OBJECTIVE
Reproduce the lines of the material exactly, excluding every image.

━━━━━━━━━━━━━━━━━━━━━━━━━━━━━━

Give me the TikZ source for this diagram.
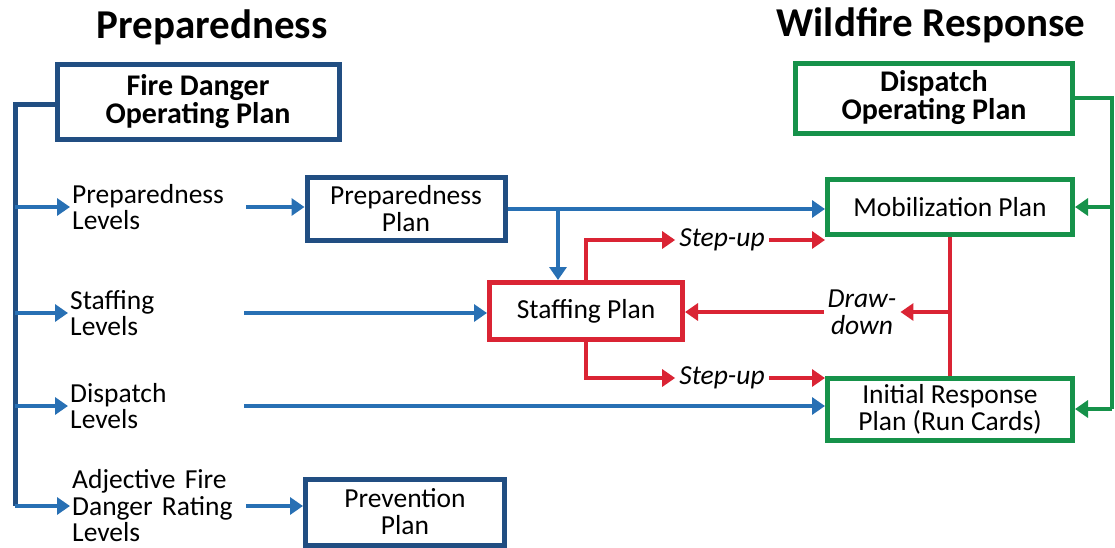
\documentclass[tikz,border=0pt]{standalone}
\usepackage{fontspec}
\setmainfont{Carlito}
\usetikzlibrary{arrows.meta}
\definecolor{navy}{RGB}{33,78,130}
\definecolor{lblue}{RGB}{40,112,180}
\definecolor{fred}{RGB}{218,36,52}
\definecolor{fgreen}{RGB}{22,146,74}

\begin{document}
\begin{tikzpicture}[x=1pt,y=-1pt]
\tikzstyle{plan}=[rectangle,draw,line width=5pt,fill=white,align=center,inner sep=2pt,font=\fontsize{27.5}{27}\selectfont]
\tikzstyle{bplan}=[plan,font=\fontsize{30}{28}\selectfont\bfseries]
\tikzstyle{lvl}=[anchor=west,align=left,text width=172pt,inner sep=2pt,font=\fontsize{27.5}{26.5}\selectfont]
\tikzstyle{stepup}=[align=center,inner sep=4pt,font=\fontsize{27.5}{27}\selectfont\itshape]
\tikzstyle{head}=[font=\fontsize{41}{41}\selectfont\bfseries]
\tikzstyle{tip}=[-{Triangle[width=17pt,length=13pt]}]
\tikzstyle{barrow}=[lblue,line width=4.5pt,tip]
\tikzstyle{rarrow}=[fred,line width=4.5pt,tip]
\tikzstyle{garrow}=[fgreen,line width=4.5pt,tip]
\useasboundingbox (0,0) rectangle (1115,547);
\fill[white] (0,0) rectangle (1115,547);
\clip (0,0) rectangle (1115,547);
% titles
\node[head] (tp) at (212,27) {Preparedness};
\node[head] (tw) at (931,25) {Wildfire Response};
% plans
\node[bplan,draw=navy,minimum width=282pt,minimum height=75pt] (fdop) at (198,102) {Fire Danger\\Operating Plan};
\node[bplan,draw=fgreen,minimum width=277pt,minimum height=70pt] (dop) at (934,98) {Dispatch\\Operating Plan};
\node[plan,draw=navy,minimum width=198pt,minimum height=63pt] (pplan) at (406,209) {Preparedness\\Plan};
\node[plan,draw=fred,minimum width=193pt,minimum height=57pt] (staff) at (586,311) {Staffing Plan};
\node[plan,draw=fgreen,minimum width=245pt,minimum height=55pt] (mob) at (950,207) {Mobilization Plan};
\node[plan,draw=fgreen,minimum width=245pt,minimum height=62pt] (irp) at (950,409) {Initial Response\\Plan (Run Cards)};
\node[plan,draw=navy,minimum width=199pt,minimum height=66pt] (prev) at (405,512) {Prevention\\Plan};
% levels
\node[lvl] (plev) at (70,207) {Preparedness\\Levels};
\node[lvl] (slev) at (68,313) {Staffing\\Levels};
\node[lvl] (dlev) at (68,406) {Dispatch\\Levels};
\node[lvl] (alev) at (70,506) {Adjective Fire\\Danger Rating\\Levels};
% step-up / draw-down
\node[stepup] (su1) at (722,240) {Step-up};
\node[stepup] (su2) at (722,378) {Step-up};
\node[stepup] (dd) at (862,312) {Draw-\\down};
\coordinate (tr) at (15,104);
\coordinate (pj) at (558,209);
\coordinate (gr) at (1112,98);
% preparedness side
\draw[navy,line width=5pt] (fdop.west |- tr) -- (tr) -- (tr |- alev.west);
\foreach \n in {plev,slev,dlev,alev}
\draw[barrow] (tr |- \n.west) -- (\n.west);
\draw[barrow] (plev.east) -- (plev.east -| pplan.west);
\draw[barrow] (slev.east) -- (slev.east -| staff.west);
\draw[barrow] (dlev.east) -- (dlev.east -| irp.west);
\draw[barrow] (alev.east) -- (alev.east -| prev.west);
\draw[barrow] (pplan.east) -- (pplan.east -| mob.west);
\draw[barrow] (pj) -- (pj |- staff.north);
% staffing
\draw[rarrow] (staff.north) |- (su1.west);
\draw[rarrow] (staff.south) |- (su2.west);
\draw[rarrow] (su1.east) -- (su1.east -| mob.west);
\draw[rarrow] (su2.east) -- (su2.east -| irp.west);
\draw[fred,line width=4.5pt] (mob.south) -- (irp.north);
\draw[rarrow] (mob.south |- dd.east) -- (dd.east);
\draw[rarrow] (dd.west) -- (dd.west -| staff.east);
% wildfire response side
\draw[fgreen,line width=4.5pt] (dop.east) -- (gr) -- (gr |- irp.east);
\draw[garrow] (gr |- mob.east) -- (mob.east);
\draw[garrow] (gr |- irp.east) -- (irp.east);
\end{tikzpicture}
\end{document}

━━━━━━━━━━━━━━━━━━━━━━━━━━━━━━

CORRECT ANSWER
Give me the TikZ source for this diagram.
\documentclass[tikz,border=0pt]{standalone}
\usepackage{fontspec}
\setmainfont{Carlito}
\usetikzlibrary{arrows.meta}
\definecolor{navy}{RGB}{33,78,130}
\definecolor{lblue}{RGB}{40,112,180}
\definecolor{fred}{RGB}{218,36,52}
\definecolor{fgreen}{RGB}{22,146,74}

\begin{document}
\begin{tikzpicture}[x=1pt,y=-1pt]
\tikzstyle{plan}=[rectangle,draw,line width=5pt,fill=white,align=center,inner sep=2pt,font=\fontsize{27.5}{27}\selectfont]
\tikzstyle{bplan}=[plan,font=\fontsize{30}{28}\selectfont\bfseries]
\tikzstyle{lvl}=[anchor=west,align=left,text width=172pt,inner sep=2pt,font=\fontsize{27.5}{26.5}\selectfont]
\tikzstyle{stepup}=[align=center,inner sep=4pt,font=\fontsize{27.5}{27}\selectfont\itshape]
\tikzstyle{head}=[font=\fontsize{41}{41}\selectfont\bfseries]
\tikzstyle{tip}=[-{Triangle[width=17pt,length=13pt]}]
\tikzstyle{barrow}=[lblue,line width=4.5pt,tip]
\tikzstyle{rarrow}=[fred,line width=4.5pt,tip]
\tikzstyle{garrow}=[fgreen,line width=4.5pt,tip]
\useasboundingbox (0,0) rectangle (1115,547);
\fill[white] (0,0) rectangle (1115,547);
\clip (0,0) rectangle (1115,547);
% titles
\node[head] (tp) at (212,27) {Preparedness};
\node[head] (tw) at (931,25) {Wildfire Response};
% plans
\node[bplan,draw=navy,minimum width=282pt,minimum height=75pt] (fdop) at (198,102) {Fire Danger\\Operating Plan};
\node[bplan,draw=fgreen,minimum width=277pt,minimum height=70pt] (dop) at (934,98) {Dispatch\\Operating Plan};
\node[plan,draw=navy,minimum width=198pt,minimum height=63pt] (pplan) at (406,209) {Preparedness\\Plan};
\node[plan,draw=fred,minimum width=193pt,minimum height=57pt] (staff) at (586,311) {Staffing Plan};
\node[plan,draw=fgreen,minimum width=245pt,minimum height=55pt] (mob) at (950,207) {Mobilization Plan};
\node[plan,draw=fgreen,minimum width=245pt,minimum height=62pt] (irp) at (950,409) {Initial Response\\Plan (Run Cards)};
\node[plan,draw=navy,minimum width=199pt,minimum height=66pt] (prev) at (405,512) {Prevention\\Plan};
% levels
\node[lvl] (plev) at (70,207) {Preparedness\\Levels};
\node[lvl] (slev) at (68,313) {Staffing\\Levels};
\node[lvl] (dlev) at (68,406) {Dispatch\\Levels};
\node[lvl] (alev) at (70,506) {Adjective Fire\\Danger Rating\\Levels};
% step-up / draw-down
\node[stepup] (su1) at (722,240) {Step-up};
\node[stepup] (su2) at (722,378) {Step-up};
\node[stepup] (dd) at (862,312) {Draw-\\down};
\coordinate (tr) at (15,104);
\coordinate (pj) at (558,209);
\coordinate (gr) at (1112,98);
% preparedness side
\draw[navy,line width=5pt] (fdop.west |- tr) -- (tr) -- (tr |- alev.west);
\foreach \n in {plev,slev,dlev,alev}
\draw[barrow] (tr |- \n.west) -- (\n.west);
\draw[barrow] (plev.east) -- (plev.east -| pplan.west);
\draw[barrow] (slev.east) -- (slev.east -| staff.west);
\draw[barrow] (dlev.east) -- (dlev.east -| irp.west);
\draw[barrow] (alev.east) -- (alev.east -| prev.west);
\draw[barrow] (pplan.east) -- (pplan.east -| mob.west);
\draw[barrow] (pj) -- (pj |- staff.north);
% staffing
\draw[rarrow] (staff.north) |- (su1.west);
\draw[rarrow] (staff.south) |- (su2.west);
\draw[rarrow] (su1.east) -- (su1.east -| mob.west);
\draw[rarrow] (su2.east) -- (su2.east -| irp.west);
\draw[fred,line width=4.5pt] (mob.south) -- (irp.north);
\draw[rarrow] (mob.south |- dd.east) -- (dd.east);
\draw[rarrow] (dd.west) -- (dd.west -| staff.east);
% wildfire response side
\draw[fgreen,line width=4.5pt] (dop.east) -- (gr) -- (gr |- irp.east);
\draw[garrow] (gr |- mob.east) -- (mob.east);
\draw[garrow] (gr |- irp.east) -- (irp.east);
\end{tikzpicture}
\end{document}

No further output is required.